Jesus’s jaw tightens and his face reddens at the events he’s just witnessed at the Temple. Asking Ana for a sesterce, Jesus takes the coin, slams it down on the table, and grumbles about the economic practices of the money changers and merchants. Jesus is visibly vexed, but this isn’t the only time merchants have provoked Jesus to anger. A few pages earlier, Kidd’s Jesus recounts a childhood story. He tells Ana about a time he let loose birds from a cage after seeing a merchant treat them unkindly, feeding them pebbles and poking them with sticks.

As Ana witnesses Jesus’s confrontation with the money changers and merchants in Jerusalem, she is similarly moved to action. She marches over to the pen, pops the latch, and opens the gate. Lambs subsequently flood the street.

This is where Kidd is on to something notable in her version of the Gospel’s Temple scene. The story continues beyond Jesus. Just as he freed the birds, Ana freed the lambs. She picks up where Jesus left off. His story lives on through her.

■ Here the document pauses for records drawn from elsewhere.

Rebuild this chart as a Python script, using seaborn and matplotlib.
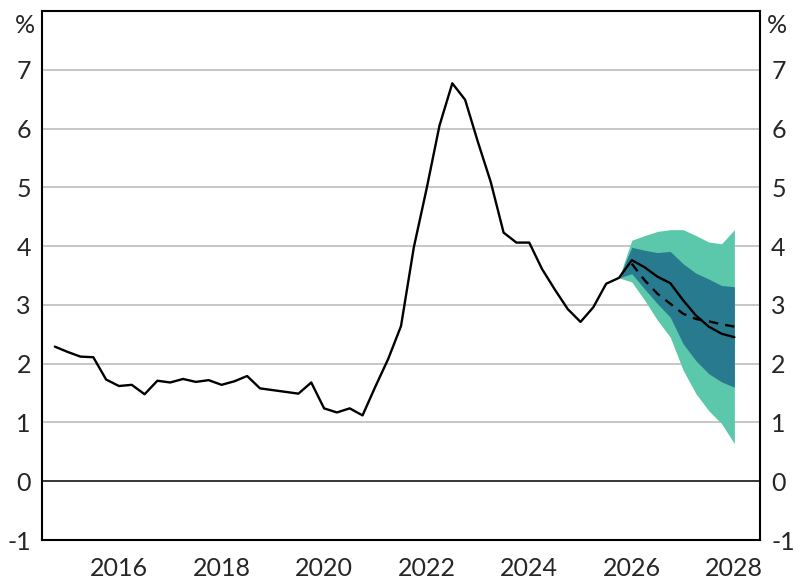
import numpy as np
import matplotlib.pyplot as plt
import seaborn as sns
import pandas as pd

# quarterly history, first point 2015.25
hist_start = 2015.25
hist_vals = [2.29, 2.20, 2.12, 2.11, 1.73, 1.62, 1.64, 1.48, 1.71, 1.68,
             1.74, 1.69, 1.72, 1.64, 1.70, 1.79, 1.58, 1.55, 1.52, 1.49,
             1.68, 1.24, 1.17, 1.24, 1.12, 1.61, 2.08, 2.64, 3.98, 4.98,
             6.05, 6.77, 6.49, 5.77, 5.09, 4.23, 4.06, 4.06, 3.61, 3.26,
             2.93, 2.71, 2.96, 3.36, 3.46, 3.76, 3.64, 3.48, 3.37, 3.08,
             2.82, 2.63, 2.51, 2.45]

# forecast, from 2026.25 to 2028.5
fc_x = [2026.25, 2026.5, 2026.75, 2027.0, 2027.25, 2027.5, 2027.75, 2028.0, 2028.25, 2028.5]
outer_hi = [3.46, 4.10, 4.18, 4.25, 4.28, 4.28, 4.18, 4.07, 4.04, 4.28]
inner_hi = [3.46, 3.98, 3.93, 3.89, 3.91, 3.70, 3.54, 3.44, 3.33, 3.31]
inner_lo = [3.46, 3.53, 3.27, 3.02, 2.79, 2.34, 2.05, 1.83, 1.69, 1.60]
outer_lo = [3.46, 3.39, 3.08, 2.74, 2.45, 1.89, 1.49, 1.20, 0.98, 0.64]

dash_x = [2026.5, 2026.75, 2027.0, 2027.25, 2027.5, 2027.75, 2028.0, 2028.25, 2028.5]
dash_vals = [3.70, 3.42, 3.19, 3.02, 2.85, 2.76, 2.72, 2.67, 2.63]

year_ticks = list(range(2016, 2029))
year_labels = list(range(2016, 2029, 2))
y_ticks = list(range(-1, 8))

sns.set_style("white")
plt.rcParams['font.family'] = ['Lato', 'DejaVu Sans']

hist = pd.DataFrame({"date": hist_start + 0.25 * np.arange(len(hist_vals)),
                     "value": hist_vals})
dash = pd.DataFrame({"date": dash_x, "value": dash_vals})

fig = plt.figure(figsize=(7.94, 5.85), dpi=100)
ax = fig.add_axes([0.0529, 0.0769, 0.9043, 0.9043])

for v in y_ticks[2:]:
    ax.axhline(v, color="#b8b8b8", lw=1.1, zorder=0)
ax.axhline(0, color="black", lw=1.1, zorder=1)

ax.fill_between(fc_x, outer_lo, outer_hi, color="#5cc8ab", lw=0, zorder=2)
ax.fill_between(fc_x, inner_lo, inner_hi, color="#287b8f", lw=0, zorder=3)

sns.lineplot(data=hist, x="date", y="value", color="black", lw=1.7, ax=ax, zorder=5)
sns.lineplot(data=dash, x="date", y="value", color="black", lw=1.7, ax=ax,
             linestyle=(0, (4, 3)), zorder=5)

ax.set_xlim(2015, 2029)
ax.set_ylim(-1, 8)
ax.set_xlabel("")
ax.set_ylabel("")

ax.set_xticks(year_ticks)
ax.set_xticklabels([])
ax.set_xticks([y + 0.5 for y in year_labels], minor=True)
ax.set_xticklabels([str(y) for y in year_labels], minor=True)
ax.tick_params(axis="x", which="major", direction="in", length=6, width=1, color="black")
ax.tick_params(axis="x", which="minor", length=0, pad=12, labelsize=18)

ax.set_yticks(y_ticks)
ax.set_yticklabels([str(v) for v in y_ticks])
ax.tick_params(axis="y", length=0, labelsize=18, pad=8, left=True, right=True,
               labelleft=True, labelright=True)

for s in ax.spines.values():
    s.set_color("black")
    s.set_linewidth(1.5)

ax.text(-0.01, 7.75, "%", transform=ax.get_yaxis_transform(), ha="right",
        va="center", fontsize=18)
ax.text(1.01, 7.75, "%", transform=ax.get_yaxis_transform(), ha="left",
        va="center", fontsize=18)

fig.savefig("out.png", dpi=100)
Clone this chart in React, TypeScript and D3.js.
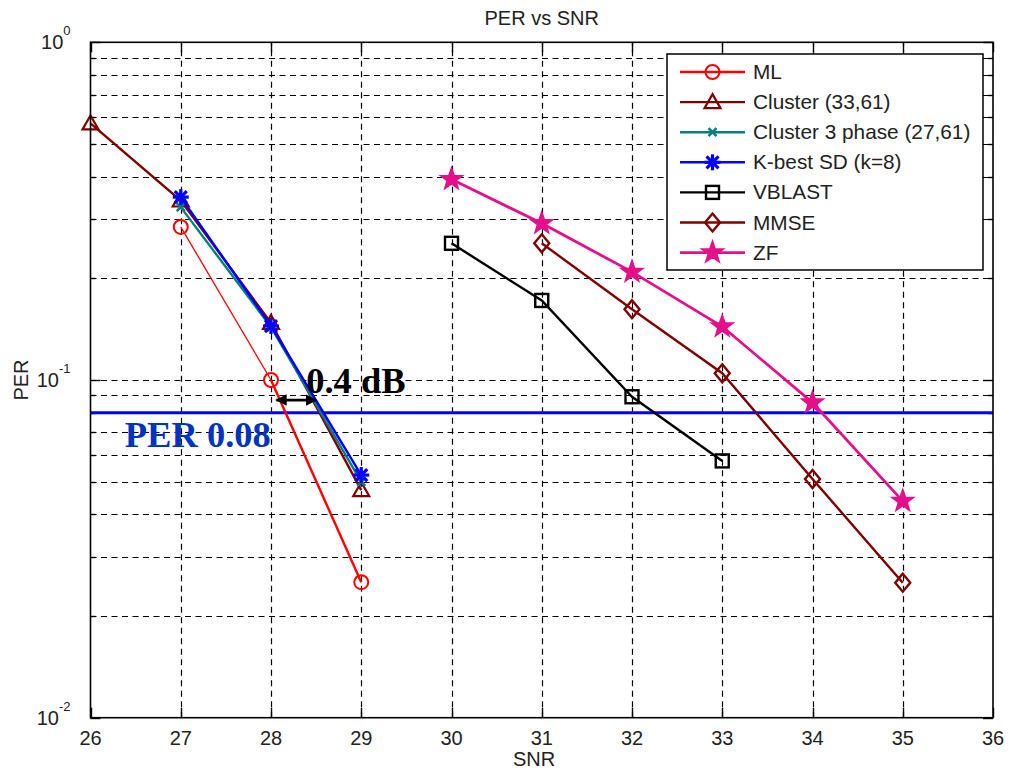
import React from "react";
import * as d3 from "d3";

// PER vs SNR
const mlSnr = [27, 28, 29];
const mlPer = [0.284, 0.1, 0.0252];
const clusterSnr = [26, 27, 28, 29];
const clusterPer = [0.575, 0.34, 0.1475, 0.0472];
const cluster3Snr = [27, 28, 29];
const cluster3Per = [0.325, 0.1435, 0.0499];
const kbestSnr = [27, 28, 29];
const kbestPer = [0.348, 0.1445, 0.0523];
const vblastSnr = [30, 31, 32, 33];
const vblastPer = [0.254, 0.172, 0.0892, 0.0576];
const mmseSnr = [31, 32, 33, 34, 35];
const mmsePer = [0.254, 0.162, 0.1047, 0.0509, 0.0251];
const zfSnr = [30, 31, 32, 33, 34, 35];
const zfPer = [0.393, 0.291, 0.209, 0.144, 0.0857, 0.0438];

const xTicks = [26, 27, 28, 29, 30, 31, 32, 33, 34, 35, 36];
const yDecades = [1, 0.1, 0.01];
const yDecadeLabels = ["0", "-1", "-2"];

const perLine = 0.08;
const gapFrom = 28.06;
const gapTo = 28.5;

const series = [
  { name: "ML", snr: mlSnr, per: mlPer, color: "#ff0000", marker: "o", width: 2.4 },
  { name: "Cluster (33,61)", snr: clusterSnr, per: clusterPer, color: "#800000", marker: "^", width: 2.4 },
  { name: "Cluster 3 phase (27,61)", snr: cluster3Snr, per: cluster3Per, color: "#008080", marker: "x", width: 2.4 },
  { name: "K-best SD (k=8)", snr: kbestSnr, per: kbestPer, color: "#0000ff", marker: "*", width: 2.4 },
  { name: "VBLAST", snr: vblastSnr, per: vblastPer, color: "#000000", marker: "s", width: 2.4 },
  { name: "MMSE", snr: mmseSnr, per: mmsePer, color: "#800000", marker: "d", width: 2.4 },
  { name: "ZF", snr: zfSnr, per: zfPer, color: "#e4108a", marker: "p", width: 2.8 },
];

const W = 1009;
const H = 776;
const margin = { top: 42.3, right: 16, bottom: 58.3, left: 90.5 };

const x = d3.scaleLinear().domain([26, 36]).range([margin.left, W - margin.right]);
const y = d3.scaleLog().domain([0.01, 1]).range([H - margin.bottom, margin.top]);

// snap a coordinate to the pixel centre so 1px lines stay sharp
const px = (v: number) => Math.round(v) + 0.5;

const star = (cx: number, cy: number, R: number) => {
  const pts: string[] = [];
  for (let i = 0; i < 10; i++) {
    const r = i % 2 === 0 ? R : R * 0.4;
    const a = -Math.PI / 2 + (i * Math.PI) / 5;
    pts.push(`${cx + r * Math.cos(a)},${cy + r * Math.sin(a)}`);
  }
  return "M" + pts.join("L") + "Z";
};

const Marker = ({ type, cx, cy, color }: { type: string; cx: number; cy: number; color: string }) => {
  switch (type) {
    case "o":
      return <circle cx={cx} cy={cy} r={7} fill="none" stroke={color} strokeWidth={2} />;
    case "^":
      return (
        <path
          d={`M${cx},${cy - 8}L${cx + 8},${cy + 6}L${cx - 8},${cy + 6}Z`}
          fill="none" stroke={color} strokeWidth={2.2}
        />
      );
    case "x":
      return (
        <g stroke={color} strokeWidth={2.6}>
          <line x1={cx - 4} y1={cy - 4} x2={cx + 4} y2={cy + 4} />
          <line x1={cx - 4} y1={cy + 4} x2={cx + 4} y2={cy - 4} />
        </g>
      );
    case "*":
      return (
        <g stroke={color} strokeWidth={3.2}>
          <line x1={cx - 8} y1={cy} x2={cx + 8} y2={cy} />
          <line x1={cx} y1={cy - 8} x2={cx} y2={cy + 8} />
          <line x1={cx - 6} y1={cy - 6} x2={cx + 6} y2={cy + 6} />
          <line x1={cx - 6} y1={cy + 6} x2={cx + 6} y2={cy - 6} />
        </g>
      );
    case "s":
      return <rect x={cx - 6.5} y={cy - 6.5} width={13} height={13} fill="none" stroke={color} strokeWidth={2.4} />;
    case "d":
      return (
        <path
          d={`M${cx},${cy - 9}L${cx + 7.5},${cy}L${cx},${cy + 9}L${cx - 7.5},${cy}Z`}
          fill="none" stroke={color} strokeWidth={2.4}
        />
      );
    case "p":
      return <path d={star(cx, cy, 11.5)} fill={color} stroke={color} strokeWidth={1.5} />;
  }
  return null;
};

export default function App() {
  const line = d3
    .line<[number, number]>()
    .x((d) => x(d[0]))
    .y((d) => y(d[1]));

  const x0 = x.range()[0];
  const x1 = x.range()[1];
  const y0 = y.range()[0];
  const y1 = y.range()[1];
  const yTicks = y.ticks();
  const font = "Liberation Sans, Arial, Helvetica, sans-serif";
  const serif = "Liberation Serif, Times New Roman, serif";

  const legend = { x: 667, y: 54, w: 316, h: 216, row: 30.1 };

  return (
    <svg width={W} height={H} style={{ position: "absolute", left: 0, top: 0, background: "#fff" }}>
      <rect x={0} y={0} width={W} height={H} fill="#fff" />
      {/* grid */}
      <g stroke="#000" strokeWidth={1.2} strokeDasharray="6,4.5">
        {xTicks.slice(1, -1).map((t) => (
          <line key={"gx" + t} x1={px(x(t))} x2={px(x(t))} y1={y0} y2={y1} />
        ))}
        {yTicks
          .filter((t) => t > 0.0101 && t < 0.99)
          .map((t) => (
            <line key={"gy" + t} x1={x0} x2={x1} y1={px(y(t))} y2={px(y(t))} />
          ))}
      </g>
      {/* ticks */}
      <g stroke="#000" strokeWidth={1.4}>
        {xTicks.map((t) => (
          <g key={"tx" + t}>
            <line x1={px(x(t))} x2={px(x(t))} y1={y0} y2={y0 - 10} />
            <line x1={px(x(t))} x2={px(x(t))} y1={y1} y2={y1 + 10} />
          </g>
        ))}
        {yTicks.map((t) => {
          const major = yDecades.some((d) => Math.abs(d - t) < 1e-9);
          const len = major ? 10 : 5;
          return (
            <g key={"ty" + t}>
              <line x1={x0} x2={x0 + len} y1={px(y(t))} y2={px(y(t))} />
              <line x1={x1} x2={x1 - len} y1={px(y(t))} y2={px(y(t))} />
            </g>
          );
        })}
      </g>
      {/* tick labels */}
      <g fontFamily={font} fontSize={20} fill="#222">
        {xTicks.map((t) => (
          <text key={"lx" + t} x={x(t)} y={y0 + 27} textAnchor="middle">
            {t}
          </text>
        ))}
        {yDecades.map((d, i) => (
          <text key={"ly" + d} x={x0 - 20} y={y(d) + 7} textAnchor="end">
            10
            <tspan dy={-14} fontSize={13}>
              {yDecadeLabels[i]}
            </tspan>
          </text>
        ))}
      </g>
      {/* axis labels and title */}
      <text x={(x0 + x1) / 2} y={25} textAnchor="middle" fontFamily={font} fontSize={20} fill="#222">
        PER vs SNR
      </text>
      <text x={534} y={766} textAnchor="middle" fontFamily={font} fontSize={20} fill="#222">
        SNR
      </text>
      <text
        transform={`translate(28,${(y0 + y1) / 2}) rotate(-90)`}
        textAnchor="middle" fontFamily={font} fontSize={20} fill="#222"
      >
        PER
      </text>
      {/* PER threshold */}
      <line x1={x0} x2={x1} y1={y(perLine)} y2={y(perLine)} stroke="#0000ff" strokeWidth={3} />
      {/* series */}
      {series.map((s) => {
        const pts = s.snr.map((v, i) => [v, s.per[i]] as [number, number]);
        return (
          <g key={s.name}>
            {s.name === "ML" ? (
              <>
                <path d={line(pts.slice(0, 2)) || ""} fill="none" stroke={s.color} strokeWidth={1.3} />
                <path d={line(pts.slice(1)) || ""} fill="none" stroke={s.color} strokeWidth={s.width} />
              </>
            ) : (
              <path d={line(pts) || ""} fill="none" stroke={s.color} strokeWidth={s.width} />
            )}
            {pts.map((p, i) => (
              <Marker key={i} type={s.marker} cx={x(p[0])} cy={y(p[1])} color={s.color} />
            ))}
          </g>
        );
      })}
      {/* annotations */}
      <text x={x(26.38)} y={y(0.0633)} fontFamily={serif} fontWeight="bold" fontSize={36.5} fill="#0033c0">
        PER 0.08
      </text>
      <text x={x(28.39)} y={y(0.0915)} fontFamily={serif} fontWeight="bold" fontSize={36.5} fill="#000">
        0.4 dB
      </text>
      <g>
        <defs>
          <marker id="ah" viewBox="0 0 10 10" refX="9" refY="5" markerWidth="4.4" markerHeight="4.4" orient="auto-start-reverse">
            <path d="M0,0L10,5L0,10Z" fill="#000" />
          </marker>
        </defs>
        <line
          x1={x(gapFrom)} x2={x(gapTo)} y1={y(0.0872)} y2={y(0.0872)}
          stroke="#000" strokeWidth={2.6} markerStart="url(#ah)" markerEnd="url(#ah)"
        />
      </g>
      {/* axes box */}
      <rect x={x0} y={y1} width={x1 - x0} height={y0 - y1} fill="none" stroke="#000" strokeWidth={1.6} />
      {/* legend */}
      <g>
        <rect x={legend.x} y={legend.y} width={legend.w} height={legend.h} fill="#fff" stroke="#000" strokeWidth={1.5} />
        {series.map((s, i) => {
          const ly = legend.y + 18 + i * legend.row;
          return (
            <g key={"lg" + s.name}>
              <line x1={legend.x + 13} x2={legend.x + 78} y1={ly} y2={ly} stroke={s.color} strokeWidth={s.width} />
              <Marker type={s.marker} cx={legend.x + 45.5} cy={ly} color={s.color} />
              <text x={legend.x + 86} y={ly + 7} fontFamily={font} fontSize={20.8} fill="#222">
                {s.name}
              </text>
            </g>
          );
        })}
      </g>
    </svg>
  );
}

What might it look like in our 21st century context to follow Ana’s lead in living out the life of Jesus? Whose tables need overturning? What cages need loosening? These are the questions followers of Jesus, and all who are inspired by his example, must ask themselves today. These are the questions that spur action. This is how his story lives on. 

As Jesus and Ana fled the chaotic scene in Kidd’s novel, Jesus asked Ana what possessed her. “You did,” she replied. May we all be possessed by examples as powerful as this one of Jesus. May we all be unafraid to head out into the world and rattle a few cages.